Goal of the exercise: Write out the opening lines of the data word for word, up to and including the line with "from matplotlib.ticker import FuncFormatter", and leave every picture and every later line out.

Entries provided:
•••

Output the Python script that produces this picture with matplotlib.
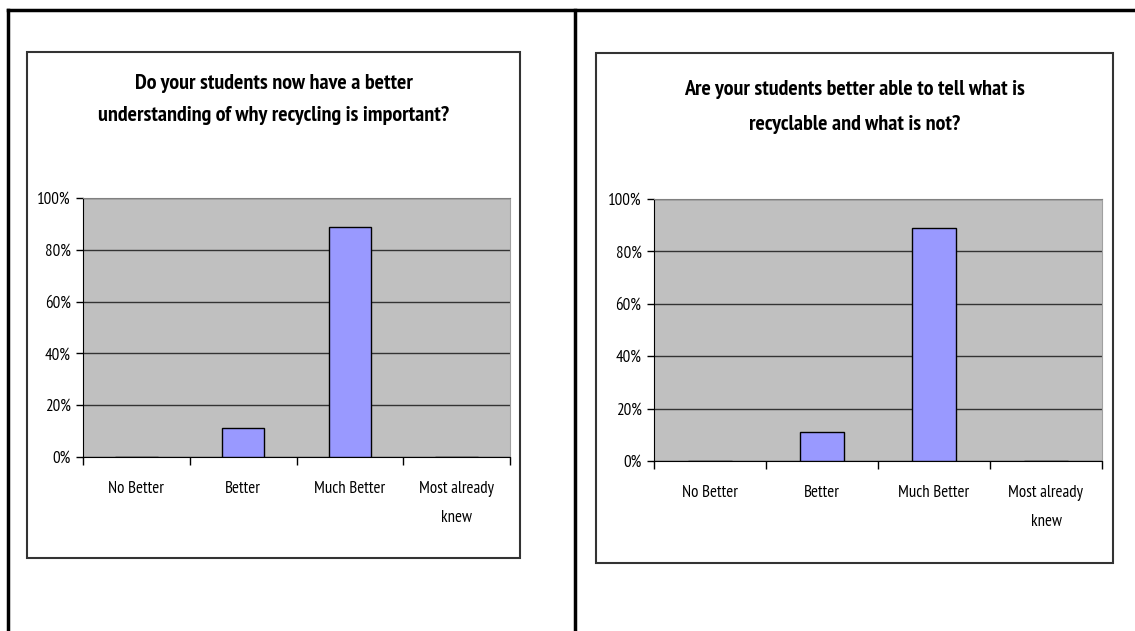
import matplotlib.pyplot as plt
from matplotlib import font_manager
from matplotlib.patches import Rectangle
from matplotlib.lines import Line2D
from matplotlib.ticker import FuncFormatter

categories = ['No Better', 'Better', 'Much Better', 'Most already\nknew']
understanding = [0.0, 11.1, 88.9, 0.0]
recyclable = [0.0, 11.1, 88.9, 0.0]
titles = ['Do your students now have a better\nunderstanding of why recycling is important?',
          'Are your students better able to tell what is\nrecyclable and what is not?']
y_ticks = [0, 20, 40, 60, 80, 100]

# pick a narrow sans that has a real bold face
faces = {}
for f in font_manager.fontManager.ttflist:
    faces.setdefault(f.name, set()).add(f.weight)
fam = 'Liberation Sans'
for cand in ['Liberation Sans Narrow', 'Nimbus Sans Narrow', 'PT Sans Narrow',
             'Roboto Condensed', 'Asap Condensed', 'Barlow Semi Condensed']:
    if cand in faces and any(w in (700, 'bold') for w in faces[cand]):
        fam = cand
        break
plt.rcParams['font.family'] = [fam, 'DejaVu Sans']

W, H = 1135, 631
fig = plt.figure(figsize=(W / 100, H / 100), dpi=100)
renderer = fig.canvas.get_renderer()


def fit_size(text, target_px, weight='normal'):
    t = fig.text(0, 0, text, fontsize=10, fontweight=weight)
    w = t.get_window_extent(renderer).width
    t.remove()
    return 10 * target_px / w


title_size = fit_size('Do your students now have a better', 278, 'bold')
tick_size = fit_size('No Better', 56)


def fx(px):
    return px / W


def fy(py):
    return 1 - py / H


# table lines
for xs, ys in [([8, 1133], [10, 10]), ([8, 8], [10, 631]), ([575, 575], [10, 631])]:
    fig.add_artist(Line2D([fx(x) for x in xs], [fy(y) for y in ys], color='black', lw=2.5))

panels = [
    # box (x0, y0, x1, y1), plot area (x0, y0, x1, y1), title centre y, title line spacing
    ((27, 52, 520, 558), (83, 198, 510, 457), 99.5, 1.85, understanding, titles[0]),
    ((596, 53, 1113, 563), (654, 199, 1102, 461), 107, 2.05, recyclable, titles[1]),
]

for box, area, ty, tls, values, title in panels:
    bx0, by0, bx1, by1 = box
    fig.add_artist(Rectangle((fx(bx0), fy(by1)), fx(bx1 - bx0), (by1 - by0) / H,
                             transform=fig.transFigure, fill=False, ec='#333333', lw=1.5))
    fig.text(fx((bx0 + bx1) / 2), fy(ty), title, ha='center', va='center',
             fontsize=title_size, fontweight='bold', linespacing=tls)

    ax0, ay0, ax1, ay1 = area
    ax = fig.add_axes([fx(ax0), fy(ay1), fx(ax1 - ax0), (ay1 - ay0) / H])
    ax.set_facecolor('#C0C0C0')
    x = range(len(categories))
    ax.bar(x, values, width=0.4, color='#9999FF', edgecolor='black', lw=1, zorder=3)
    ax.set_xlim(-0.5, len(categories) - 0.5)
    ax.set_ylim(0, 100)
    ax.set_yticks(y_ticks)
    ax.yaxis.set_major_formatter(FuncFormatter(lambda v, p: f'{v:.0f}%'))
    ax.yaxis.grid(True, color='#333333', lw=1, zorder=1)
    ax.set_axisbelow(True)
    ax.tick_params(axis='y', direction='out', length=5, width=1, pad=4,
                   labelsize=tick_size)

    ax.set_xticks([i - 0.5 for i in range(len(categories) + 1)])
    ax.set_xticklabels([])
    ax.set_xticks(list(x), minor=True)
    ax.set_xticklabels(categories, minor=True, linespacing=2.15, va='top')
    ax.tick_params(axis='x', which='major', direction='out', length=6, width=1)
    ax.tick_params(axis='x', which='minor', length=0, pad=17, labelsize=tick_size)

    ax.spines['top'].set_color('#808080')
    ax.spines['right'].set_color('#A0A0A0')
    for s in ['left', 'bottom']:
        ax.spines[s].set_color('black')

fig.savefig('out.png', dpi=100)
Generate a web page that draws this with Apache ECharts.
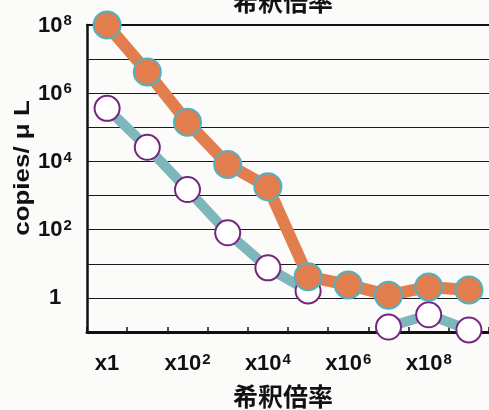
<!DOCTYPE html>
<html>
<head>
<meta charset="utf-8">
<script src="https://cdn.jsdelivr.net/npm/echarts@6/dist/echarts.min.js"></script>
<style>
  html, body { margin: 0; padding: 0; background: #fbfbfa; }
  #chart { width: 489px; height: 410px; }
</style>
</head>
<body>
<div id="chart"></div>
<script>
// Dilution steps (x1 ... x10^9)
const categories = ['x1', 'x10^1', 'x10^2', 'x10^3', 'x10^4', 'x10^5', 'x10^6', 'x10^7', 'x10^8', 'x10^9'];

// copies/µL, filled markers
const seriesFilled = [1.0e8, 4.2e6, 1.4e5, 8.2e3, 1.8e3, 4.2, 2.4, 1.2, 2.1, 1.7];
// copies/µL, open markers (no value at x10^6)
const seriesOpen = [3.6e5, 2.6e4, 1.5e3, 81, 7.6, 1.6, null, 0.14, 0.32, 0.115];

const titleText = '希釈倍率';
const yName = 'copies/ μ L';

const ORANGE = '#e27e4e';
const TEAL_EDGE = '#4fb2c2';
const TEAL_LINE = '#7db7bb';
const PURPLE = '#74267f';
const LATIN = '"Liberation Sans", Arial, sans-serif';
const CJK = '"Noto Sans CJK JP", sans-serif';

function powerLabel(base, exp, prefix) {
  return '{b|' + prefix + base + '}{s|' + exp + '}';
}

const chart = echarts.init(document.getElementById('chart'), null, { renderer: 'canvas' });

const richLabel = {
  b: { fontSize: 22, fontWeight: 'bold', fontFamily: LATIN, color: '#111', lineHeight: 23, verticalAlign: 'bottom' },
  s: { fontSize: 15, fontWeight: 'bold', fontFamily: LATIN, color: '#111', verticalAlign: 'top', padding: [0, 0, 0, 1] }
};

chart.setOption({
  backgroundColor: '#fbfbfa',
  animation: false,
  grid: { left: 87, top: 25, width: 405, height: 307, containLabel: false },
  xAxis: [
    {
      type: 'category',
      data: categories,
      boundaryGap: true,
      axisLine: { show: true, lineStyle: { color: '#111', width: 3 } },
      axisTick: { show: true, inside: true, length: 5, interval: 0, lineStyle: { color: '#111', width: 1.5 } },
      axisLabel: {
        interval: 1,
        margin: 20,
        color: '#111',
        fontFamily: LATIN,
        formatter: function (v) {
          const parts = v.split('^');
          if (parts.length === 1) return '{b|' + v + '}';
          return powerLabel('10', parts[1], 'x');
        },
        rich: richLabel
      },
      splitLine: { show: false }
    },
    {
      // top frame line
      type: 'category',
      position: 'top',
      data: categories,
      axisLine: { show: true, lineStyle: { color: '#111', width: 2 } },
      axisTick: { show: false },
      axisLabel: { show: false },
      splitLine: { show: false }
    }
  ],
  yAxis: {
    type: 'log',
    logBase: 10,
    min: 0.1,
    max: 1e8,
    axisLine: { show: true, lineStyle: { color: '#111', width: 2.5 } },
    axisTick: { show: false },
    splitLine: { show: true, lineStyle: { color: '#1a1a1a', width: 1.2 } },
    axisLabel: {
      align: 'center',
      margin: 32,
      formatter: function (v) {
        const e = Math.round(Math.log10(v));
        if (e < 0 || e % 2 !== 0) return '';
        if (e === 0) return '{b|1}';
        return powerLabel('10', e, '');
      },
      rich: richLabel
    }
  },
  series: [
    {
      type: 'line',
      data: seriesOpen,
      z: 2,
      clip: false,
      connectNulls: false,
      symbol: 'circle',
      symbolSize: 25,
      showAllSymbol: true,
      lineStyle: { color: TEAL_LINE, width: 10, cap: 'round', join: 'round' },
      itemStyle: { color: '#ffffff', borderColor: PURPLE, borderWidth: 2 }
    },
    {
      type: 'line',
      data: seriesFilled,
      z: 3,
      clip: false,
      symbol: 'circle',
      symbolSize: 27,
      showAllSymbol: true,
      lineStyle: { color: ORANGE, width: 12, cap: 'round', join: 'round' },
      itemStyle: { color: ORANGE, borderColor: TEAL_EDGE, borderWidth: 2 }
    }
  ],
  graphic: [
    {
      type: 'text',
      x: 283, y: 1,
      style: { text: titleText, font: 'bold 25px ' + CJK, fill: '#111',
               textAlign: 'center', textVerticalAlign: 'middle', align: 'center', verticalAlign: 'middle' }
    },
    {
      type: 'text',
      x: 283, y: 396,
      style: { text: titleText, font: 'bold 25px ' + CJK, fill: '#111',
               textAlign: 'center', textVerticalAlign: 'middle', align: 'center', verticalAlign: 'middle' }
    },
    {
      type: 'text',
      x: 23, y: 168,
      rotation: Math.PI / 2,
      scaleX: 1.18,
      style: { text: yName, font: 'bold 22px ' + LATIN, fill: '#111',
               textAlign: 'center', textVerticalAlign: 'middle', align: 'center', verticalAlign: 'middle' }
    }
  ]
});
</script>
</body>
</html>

•••

Result:
Output the Python script that produces this picture with matplotlib.
import matplotlib.pyplot as plt
from matplotlib import font_manager
from matplotlib.patches import Rectangle
from matplotlib.lines import Line2D
from matplotlib.ticker import FuncFormatter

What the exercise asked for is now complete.